Frisell has been a hero of Amidon’s since the young Vermont native first heard the guitarist play at the Village Vanguard during a teenage visit to New York City. The two musicians stayed in touch and had their first live collaboration in 2011; not long after, Amidon began contemplating a return to Iceland to make a third album at Sigurðsson’s Greenhouse Studios. He eventually invited Frisell to join him and Sigurðsson, along with Ismaily and Vatalaro, to record what became Lily-O.

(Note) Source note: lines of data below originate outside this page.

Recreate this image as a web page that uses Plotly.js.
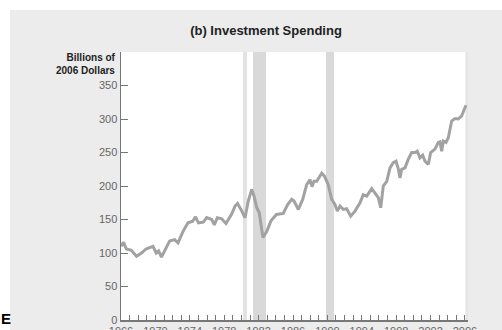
<!DOCTYPE html>
<html>
<head>
<meta charset="utf-8">
<script src="https://cdn.plot.ly/plotly-3.0.1.min.js"></script>
<style>html,body{margin:0;padding:0;background:#fff;}#chart{width:502px;height:330px;}</style>
</head>
<body>
<div id="chart"></div>
<script>
// Investment spending, billions of 2006 dollars
var years = [1966.03,1966.3,1966.62,1967.2,1967.8,1968.38,1968.9,1969.37,1969.72,1970.1,1970.38,1970.71,
  1971.08,1971.66,1972.24,1972.63,1973.2,1973.79,1974.34,1974.66,1975.01,1975.57,1975.97,1976.55,1976.85,
  1977.2,1977.71,1978.21,1978.87,1979.26,1979.55,1979.76,1979.95,1980.42,1980.8,1981.2,1981.47,1981.78,
  1982.08,1982.36,1982.51,1982.94,1983.44,1984.08,1984.87,1985.36,1985.85,1986.12,1986.62,1987.13,1987.59,
  1987.98,1988.21,1988.44,1988.76,1989.34,1989.64,1990.1,1990.5,1990.88,1991.15,1991.47,1991.85,1992.24,
  1992.71,1993.21,1993.79,1994.17,1994.57,1995.15,1995.53,1995.92,1996.2,1996.5,1996.9,1997.28,1997.66,
  1997.98,1998.24,1998.44,1998.64,1999.02,1999.41,1999.8,2000.19,2000.45,2000.77,2001.08,2001.35,2001.73,
  2002.01,2002.51,2002.9,2003.09,2003.29,2003.48,2003.79,2004.06,2004.45,2004.84,2005.22,2005.62,2005.88,2006.12];
var investment = [110,116,106,104,95,100,106,109,110,100,103,94,
  103,118,120,115,132,145,147.5,154,145,146,153,150,142,
  152.6,151,144,158,170,174,168,165,152.6,177.5,195,185,168,
  160,135,123,132,148,157.5,159,172,180,177.5,165,180,202,
  209.5,199,207,207,219,215,202,180,172.5,162.5,170,165,166,
  155,162.5,175,187,185,196,190,182.5,167.5,200,207,227,235,
  237,226,212,225,227,240,250,250,252,242,246,237,232,
  250,255,265,266,252,267,265,272,297,300.6,300,304.5,313.5,320.5];
// Recession shading (start, end)
var recessionStart = [1980.19, 1981.35, 1989.84];
var recessionEnd   = [1980.65, 1982.86, 1990.77];
var recessionColor = ['#e3e3e3', '#d9d9d9', '#d9d9d9'];
var yTicks = [0,50,100,150,200,250,300,350];
var xTicks = [1966,1970,1974,1978,1982,1986,1990,1994,1998,2002,2006];

var W = 502, H = 330, L = 121, R = 34, T = 52, B = 10;
var pw = W - L - R, ph = H - T - B;
function px2paperX(p){ return (p - L) / pw; }
function px2paperY(p){ return (H - B - p) / ph; }

var shapes = [
  {type:'rect', xref:'paper', yref:'paper', layer:'below',
   x0:px2paperX(10), x1:px2paperX(W+2), y0:px2paperY(H+2), y1:px2paperY(10),
   fillcolor:'#ececec', line:{width:0}},
  {type:'rect', xref:'paper', yref:'paper', layer:'below',
   x0:0, x1:1, y0:0, y1:1, fillcolor:'#ffffff', line:{width:0}},
  {type:'rect', xref:'paper', yref:'paper', layer:'below',
   x0:px2paperX(465.5), x1:1, y0:0, y1:1, fillcolor:'#e4e4e4', line:{width:0}}
];
for (var i = 0; i < recessionStart.length; i++) {
  shapes.push({type:'rect', xref:'x', yref:'paper', layer:'below',
    x0:recessionStart[i], x1:recessionEnd[i], y0:0, y1:1,
    fillcolor:recessionColor[i], line:{width:0}});
}

var trace = {
  x: years, y: investment, type:'scatter', mode:'lines',
  line:{color:'#a2a2a2', width:3}, hoverinfo:'skip'
};

var tickFont = {family:'Liberation Sans, Arial, sans-serif', size:11, color:'#666'};

var layout = {
  width: W, height: H,
  margin:{l:L, r:R, t:T, b:B, pad:0},
  paper_bgcolor:'#ffffff', plot_bgcolor:'#ffffff',
  showlegend:false,
  title:{text:'<b>(b) Investment Spending</b>', xref:'container', yref:'container',
    x:266/W, y:1-30/H, xanchor:'center', yanchor:'middle',
    font:{family:'Liberation Sans, Arial, sans-serif', size:13, color:'#222'}},
  xaxis:{range:[1966, 2006.35], tickvals:xTicks, ticktext:xTicks.map(String),
    ticks:'inside', ticklen:5, tickwidth:1, tickcolor:'#777',
    minor:{dtick:1, tick0:1966, ticks:'inside', ticklen:5, tickwidth:1, tickcolor:'#777'},
    showline:true, linecolor:'#777', linewidth:1.5, showgrid:false, zeroline:false,
    tickfont:tickFont, fixedrange:true},
  yaxis:{range:[0, 400], tickvals:yTicks, ticks:'inside', ticklen:7, tickwidth:1, tickcolor:'#777',
    showline:true, linecolor:'#777', linewidth:1.5, showgrid:false, zeroline:false,
    tickfont:tickFont, fixedrange:true},
  shapes: shapes,
  annotations:[
    {xref:'paper', yref:'paper', x:px2paperX(117.5), y:px2paperY(63.5), xanchor:'right', yanchor:'middle',
     align:'right', showarrow:false, text:'<b>Billions of</b><br><b>2006 Dollars</b>',
     font:{family:'Liberation Sans, Arial, sans-serif', size:10, color:'#222'}},
    {xref:'paper', yref:'paper', x:px2paperX(-1), y:px2paperY(318), xanchor:'left', yanchor:'middle',
     showarrow:false, text:'<b>E</b>',
     font:{family:'Liberation Sans, Arial, sans-serif', size:15, color:'#000'}}
  ]
};

Plotly.newPlot('chart', [trace], layout, {staticPlot:true, displayModeBar:false});
</script>
</body>
</html>
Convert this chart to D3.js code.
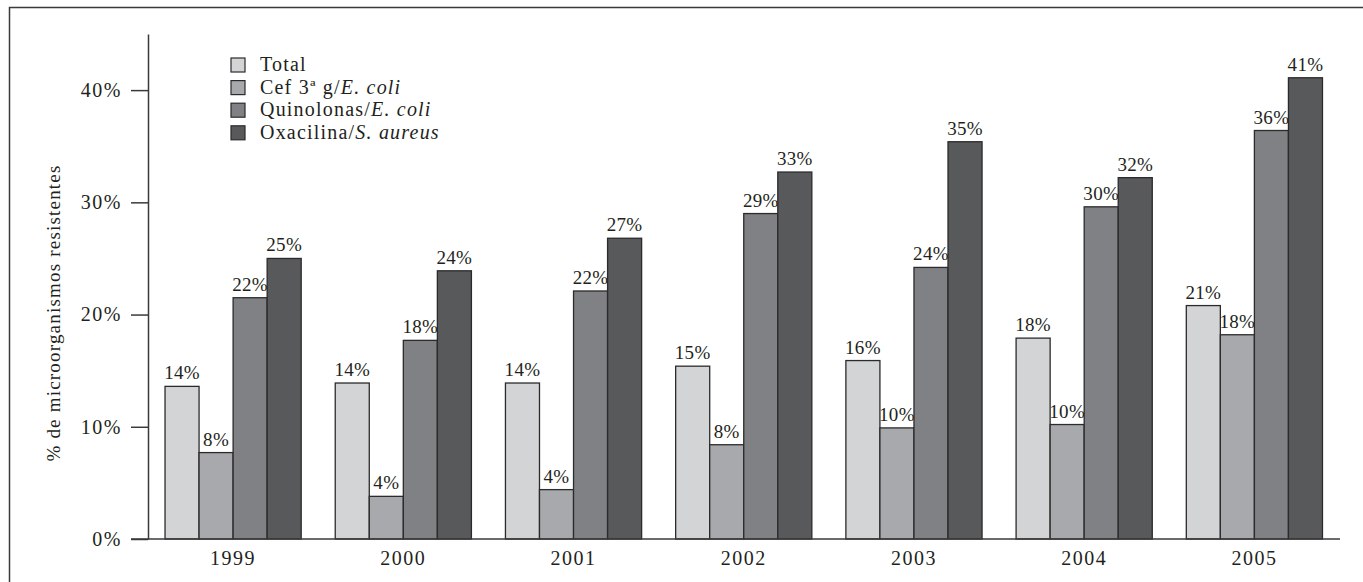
<!DOCTYPE html>
<html>
<head>
<meta charset="utf-8">
<script src="https://cdn.jsdelivr.net/npm/d3@7"></script>
<style>
  html, body { margin: 0; padding: 0; background: #fff; }
  svg { display: block; }
  text { font-family: "Liberation Serif", "Times New Roman", serif; fill: #231f20; }
</style>
</head>
<body>
<svg id="svg1" width="1363" height="582"></svg>
<script>
var years = ['1999', '2000', '2001', '2002', '2003', '2004', '2005'];
var seriesNames = ['total', 'cef', 'quin', 'oxa'];
var total = [13.6, 13.9, 13.9, 15.4, 15.9, 17.9, 20.8];
var cef = [7.7, 3.8, 4.4, 8.4, 9.9, 10.2, 18.2];
var quin = [21.5, 17.7, 22.1, 29.0, 24.2, 29.6, 36.4];
var oxa = [25.0, 23.9, 26.8, 32.7, 35.4, 32.2, 41.1];
var yTicks = [0, 10, 20, 30, 40];

var colors = {total: '#d3d4d6', cef: '#a8a9ac', quin: '#808184', oxa: '#58595b'};
var values = {total: total, cef: cef, quin: quin, oxa: oxa};

var svg = d3.select('#svg1');

// outer frame (cut off at right and bottom in the original)
svg.append('rect')
    .attr('x', 9.5).attr('y', 7.5)
    .attr('width', 1400).attr('height', 640)
    .attr('fill', 'none')
    .attr('stroke', '#3a3a3a')
    .attr('stroke-width', 1.5);

var x = d3.scaleBand()
    .domain(years)
    .range([148, 1339.5])
    .paddingInner(0.2)
    .paddingOuter(0.1);

var xs = d3.scaleBand()
    .domain(seriesNames)
    .range([0, x.bandwidth()]);

var y = d3.scaleLinear()
    .domain([0, 45])
    .range([539, 34]);

// flatten for drawing
var rows = [];
years.forEach(function (yr, i) {
    seriesNames.forEach(function (s) {
        rows.push({year: yr, key: s, v: values[s][i]});
    });
});

var g = svg.append('g');

// labels first, so neighbouring bars hide any overflow
g.selectAll('text.lbl')
    .data(rows)
    .enter()
    .append('text')
    .attr('class', 'lbl')
    .attr('x', function (d) { return x(d.year) + xs(d.key) + xs.bandwidth() / 2; })
    .attr('y', function (d) { return y(d.v) - 7; })
    .attr('text-anchor', 'middle')
    .attr('font-size', 19)
    .attr('letter-spacing', 0.3)
    .text(function (d) { return Math.round(d.v) + '%'; });

g.selectAll('rect.bar')
    .data(rows)
    .enter()
    .append('rect')
    .attr('class', 'bar')
    .attr('x', function (d) { return x(d.year) + xs(d.key); })
    .attr('y', function (d) { return y(d.v); })
    .attr('width', xs.bandwidth())
    .attr('height', function (d) { return y(0) - y(d.v); })
    .attr('fill', function (d) { return colors[d.key]; })
    .attr('stroke', '#2b2b2b')
    .attr('stroke-width', 1.3);

// y axis
var yAxis = svg.append('g')
    .attr('transform', 'translate(148,0)')
    .call(d3.axisLeft(y)
        .tickValues(yTicks)
        .tickSize(17)
        .tickSizeOuter(0)
        .tickPadding(9)
        .tickFormat(function (d) { return d + '%'; }));
yAxis.selectAll('path, line').attr('stroke', '#3a3a3a').attr('stroke-width', 1.5);
yAxis.selectAll('text')
    .attr('font-family', '"Liberation Serif", serif')
    .attr('font-size', 20)
    .attr('letter-spacing', 1.5)
    .attr('fill', '#231f20');

// x axis
svg.append('line')
    .attr('x1', 131).attr('x2', 1340)
    .attr('y1', y(0)).attr('y2', y(0))
    .attr('stroke', '#3a3a3a').attr('stroke-width', 1.5);

var xAxis = svg.append('g')
    .attr('transform', 'translate(0,' + y(0) + ')')
    .call(d3.axisBottom(x).tickSize(0).tickPadding(12));
xAxis.select('.domain').remove();
xAxis.selectAll('text')
    .attr('font-family', '"Liberation Serif", serif')
    .attr('font-size', 20)
    .attr('letter-spacing', 1.5)
    .attr('fill', '#231f20');

// y axis title
svg.append('text')
    .attr('transform', 'translate(60,313) rotate(-90)')
    .attr('text-anchor', 'middle')
    .attr('font-size', 19)
    .attr('letter-spacing', 1.2)
    .text('% de microorganismos resistentes');

// legend
var legendItems = [
    {key: 'total', plain: 'Total', ital: ''},
    {key: 'cef', plain: 'Cef 3ª g/', ital: 'E. coli'},
    {key: 'quin', plain: 'Quinolonas/', ital: 'E. coli'},
    {key: 'oxa', plain: 'Oxacilina/', ital: 'S. aureus'}
];

var legend = svg.append('g');
var leg = legend.selectAll('g')
    .data(legendItems)
    .enter()
    .append('g')
    .attr('transform', function (d, i) { return 'translate(231,' + (58 + i * 22.6) + ')'; });

leg.append('rect')
    .attr('width', 14).attr('height', 14)
    .attr('fill', function (d) { return colors[d.key]; })
    .attr('stroke', '#2b2b2b')
    .attr('stroke-width', 1.2);

var lt = leg.append('text')
    .attr('x', 29).attr('y', 13)
    .attr('font-size', 20)
    .attr('letter-spacing', 1.2);
lt.append('tspan').text(function (d) { return d.plain; });
lt.append('tspan').attr('font-style', 'italic').text(function (d) { return d.ital; });
</script>
</body>
</html>
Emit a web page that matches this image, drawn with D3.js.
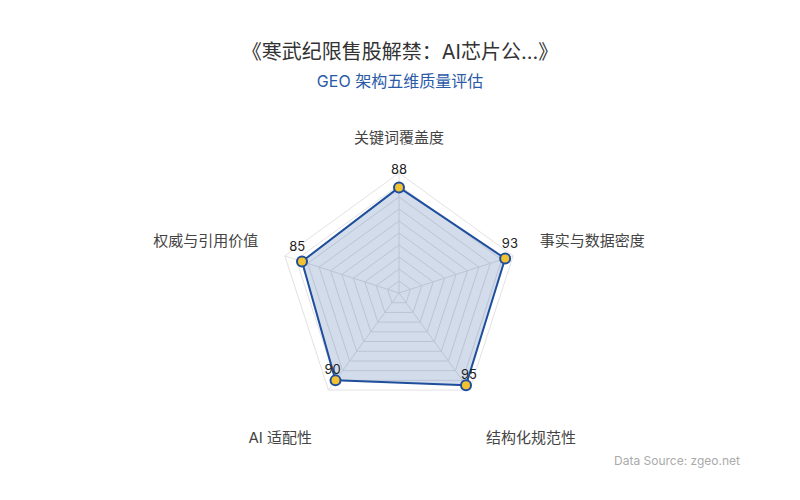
<!DOCTYPE html>
<html>
<head>
<meta charset="utf-8">
<script src="https://cdn.jsdelivr.net/npm/d3@7/dist/d3.min.js"></script>
<style>
  html, body { margin: 0; padding: 0; background: #fff; }
  svg { display: block; font-family: Inter, "Noto Sans CJK SC", sans-serif; }
</style>
</head>
<body>
<div id="chart"></div>
<script>
/* Radar GEO — cinco dimensões de qualidade */

const TITULO = "《寒武纪限售股解禁：AI芯片公...》";
const SUBTITULO = "GEO 架构五维质量评估";
const FONTE = "Data Source: zgeo.net";
const EIXOS = ["关键词覆盖度", "事实与数据密度", "结构化规范性", "AI 适配性", "权威与引用价值"];
const VALORES = [88, 93, 95, 90, 85];
const MAX = 100;
const NIVEIS = 10;

const W = 800, H = 500;
const CX = 399, CY = 293, R = 120;
const AZUL = "#1f4e9c", OURO = "#f2c230";

const svg = d3.select("#chart").append("svg")
  .attr("width", W).attr("height", H).attr("viewBox", `0 0 ${W} ${H}`);

svg.append("text").attr("x", W / 2).attr("y", 52)
  .attr("text-anchor", "middle").attr("dy", "0.35em")
  .style("font-size", "20px").attr("fill", "#333").text(TITULO);
svg.append("text").attr("x", W / 2).attr("y", 81)
  .attr("text-anchor", "middle").attr("dy", "0.35em")
  .style("font-size", "16px").attr("fill", "#2a5aa8").text(SUBTITULO);
svg.append("text").attr("x", 740).attr("y", 461)
  .attr("text-anchor", "end").attr("dy", "0.35em")
  .style("font-size", "12px").attr("fill", "#aaa").text(FONTE);

const ang = d3.scalePoint().domain(EIXOS).range([0, 2 * Math.PI * (EIXOS.length - 1) / EIXOS.length]);
const raio = d3.scaleLinear().domain([0, MAX]).range([0, R]);
// ângulo 0 = para cima, sentido horário
const pt = (eixo, r) => [CX + r * Math.sin(ang(eixo)), CY - r * Math.cos(ang(eixo))];

const g = svg.append("g");

// grade: anéis e raios
const niveis = d3.range(1, NIVEIS + 1).map((i) => (MAX / NIVEIS) * i);
g.selectAll("polygon.anel").data(niveis).join("polygon")
  .attr("class", "anel")
  .attr("points", (v) => EIXOS.map((e) => pt(e, raio(v))).join(" "))
  .attr("fill", "none").attr("stroke", "#e2e2e2").attr("stroke-width", 1);
g.selectAll("line.raio").data(EIXOS).join("line")
  .attr("class", "raio")
  .attr("x1", CX).attr("y1", CY)
  .attr("x2", (e) => pt(e, R)[0]).attr("y2", (e) => pt(e, R)[1])
  .attr("stroke", "#e2e2e2").attr("stroke-width", 1);

// nomes dos eixos
g.selectAll("text.nome").data(EIXOS).join("text")
  .attr("class", "nome")
  .attr("x", (e) => pt(e, R + 28)[0])
  .attr("y", (e) => {
    const c = Math.cos(ang(e));
    const y = pt(e, R + 28)[1];
    return c > 0 ? y - 7 : y + 25;
  })
  .attr("dy", "0.35em")
  .attr("text-anchor", (e) => {
    const s = Math.sin(ang(e));
    return Math.abs(s) < 0.01 ? "middle" : s > 0 ? "start" : "end";
  })
  .style("font-size", "15px").attr("fill", "#444").text((e) => e);

// série
const pontos = EIXOS.map((e, i) => ({ eixo: e, v: VALORES[i], p: pt(e, raio(VALORES[i])) }));
g.append("polygon")
  .attr("points", pontos.map((d) => d.p).join(" "))
  .attr("fill", AZUL).attr("fill-opacity", 0.2)
  .attr("stroke", AZUL).attr("stroke-width", 2).attr("stroke-linejoin", "round");
g.selectAll("circle.pt").data(pontos).join("circle")
  .attr("class", "pt")
  .attr("cx", (d) => d.p[0]).attr("cy", (d) => d.p[1]).attr("r", 5)
  .attr("fill", OURO).attr("stroke", AZUL).attr("stroke-width", 2);
g.selectAll("text.val").data(pontos).join("text")
  .attr("class", "val")
  .attr("x", (d) => d.p[0] + 5 * Math.sin(ang(d.eixo)))
  .attr("y", (d) => d.p[1] - (14 + 4 * Math.cos(ang(d.eixo))))
  .attr("dy", "0.35em").attr("text-anchor", "middle")
  .style("font-size", "13px").attr("fill", "#222").text((d) => d.v);
</script>
</body>
</html>
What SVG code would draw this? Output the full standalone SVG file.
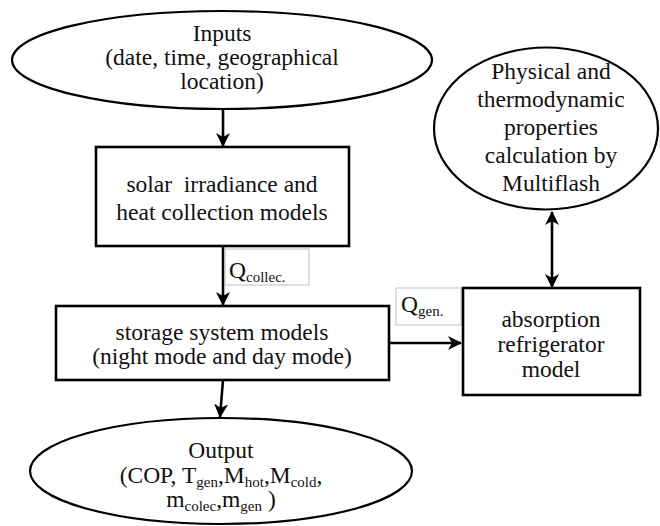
<svg xmlns="http://www.w3.org/2000/svg" width="660" height="526" viewBox="0 0 660 526" font-family="'Liberation Serif', 'Times New Roman', 'DejaVu Serif', serif">
<style>
text{font-family:'Liberation Serif','Times New Roman','DejaVu Serif',serif;font-size:23.5px;fill:#111;text-anchor:middle;white-space:pre}
.sub{font-size:15px}
.node{fill:#fff;stroke:#000;stroke-width:2.6}
.ell{fill:#fff;stroke:#000;stroke-width:2.2}
.lbl{fill:#fff;stroke:#bdbdbd;stroke-width:1}
.con{stroke:#000;stroke-width:2.6;fill:none}
.q{text-anchor:start}
</style>
<defs>
<marker id="ah" viewBox="0 0 14 14" refX="13" refY="7" markerWidth="14" markerHeight="14" markerUnits="userSpaceOnUse" orient="auto-start-reverse">
<path d="M0,0 L14,7 L0,14 L4,7 Z" fill="#000"/>
</marker>
</defs>
<g id="connectors">
<line class="con" x1="223" y1="110" x2="223" y2="146" marker-end="url(#ah)"/>
<line class="con" x1="223" y1="246" x2="223" y2="305" marker-end="url(#ah)"/>
<line class="con" x1="389" y1="343" x2="461" y2="343" marker-end="url(#ah)"/>
<line class="con" x1="552" y1="212" x2="552" y2="287" marker-start="url(#ah)" marker-end="url(#ah)"/>
<line class="con" x1="223" y1="380" x2="220" y2="417" marker-end="url(#ah)"/>
</g>
<g id="inputs">
<ellipse class="ell" cx="222" cy="60" rx="210" ry="49"/>
<text x="222" y="41">Inputs</text>
<text x="222" y="65">(date, time, geographical</text>
<text x="222" y="89">location)</text>
</g>
<g id="multiflash">
<ellipse class="ell" cx="546" cy="128.5" rx="112" ry="81"/>
<text x="551" y="79">Physical and</text>
<text x="551" y="107">thermodynamic</text>
<text x="551" y="135">properties</text>
<text x="551" y="163">calculation by</text>
<text x="551" y="191">Multiflash</text>
</g>
<g id="solar">
<rect class="node" x="96" y="147" width="253" height="99"/>
<text x="222" y="192">solar  irradiance and</text>
<text x="222" y="220">heat collection models</text>
</g>
<g id="qcollec">
<rect class="lbl" x="225" y="249" width="84" height="36"/>
<text class="q" x="229" y="278">Q<tspan class="sub" dy="4">collec.</tspan></text>
</g>
<g id="storage">
<rect class="node" x="56" y="306" width="333" height="74"/>
<text x="222" y="340">storage system models</text>
<text x="222" y="364">(night mode and day mode)</text>
</g>
<g id="qgen">
<rect class="lbl" x="396" y="288" width="65" height="37"/>
<text class="q" x="401" y="312">Q<tspan class="sub" dy="4">gen.</tspan></text>
</g>
<g id="absorption">
<rect class="node" x="463" y="288" width="177" height="107"/>
<text x="551" y="327">absorption</text>
<text x="551" y="352">refrigerator</text>
<text x="551" y="377">model</text>
</g>
<g id="output">
<ellipse class="ell" cx="221" cy="471" rx="191" ry="53"/>
<text x="221" y="458">Output</text>
<text x="221" y="483">(COP, T<tspan class="sub" dy="4">gen</tspan><tspan dy="-4">,M</tspan><tspan class="sub" dy="4">hot</tspan><tspan dy="-4">,M</tspan><tspan class="sub" dy="4">cold</tspan><tspan dy="-4">,</tspan></text>
<text x="221" y="507">m<tspan class="sub" dy="4">colec</tspan><tspan dy="-4">,m</tspan><tspan class="sub" dy="4">gen</tspan><tspan dy="-4"> )</tspan></text>
</g>
</svg>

“I decided to put us all in a room together in Reykjavik for a few days,” Amidon said. “I knew if I got Bill together with those guys they would get into a deep situation. I imagined that we would do something weird and fiddle-based, but when we got in there it just felt great to sing the songs I had gathered. Recording took about four days. I'd teach them the basic structure of the song; we'd do a few takes, and move on to a new one. There's maybe one or two overdubs but otherwise you're hearing what we played.”
Lily-O’s 10 songs are mostly traditional folk songs gathered from disparate sources and refashioned in Amidon’s signature way. The interplay between the four musicians is informed by their backgrounds in improvised music and the spontaneous nature of the sessions. As always, the central element is Amidon’s voice, which, in his deceptively understated manner, tells tales of adventure, love, violence and redemption.
Lily-O follows four albums by Amidon including his 2013 Nonesuch debut, Bright Sunny South. 2010’s I See The Sign and 2008’s All Is Well were made for the Icelandic label Bedroom Community and featured orchestral arrangements by composer Nico Muhly. Along the way Amidon has performed worldwide in myriad contexts, collaborating with musicians such as Muhly, Thomas Bartlett/Doveman, Beth Orton and Glen Hansard. He has appeared as a guest artist on recent albums by Tune-Yards, Aoife O’Donovan and the Blind Boys of Alabama.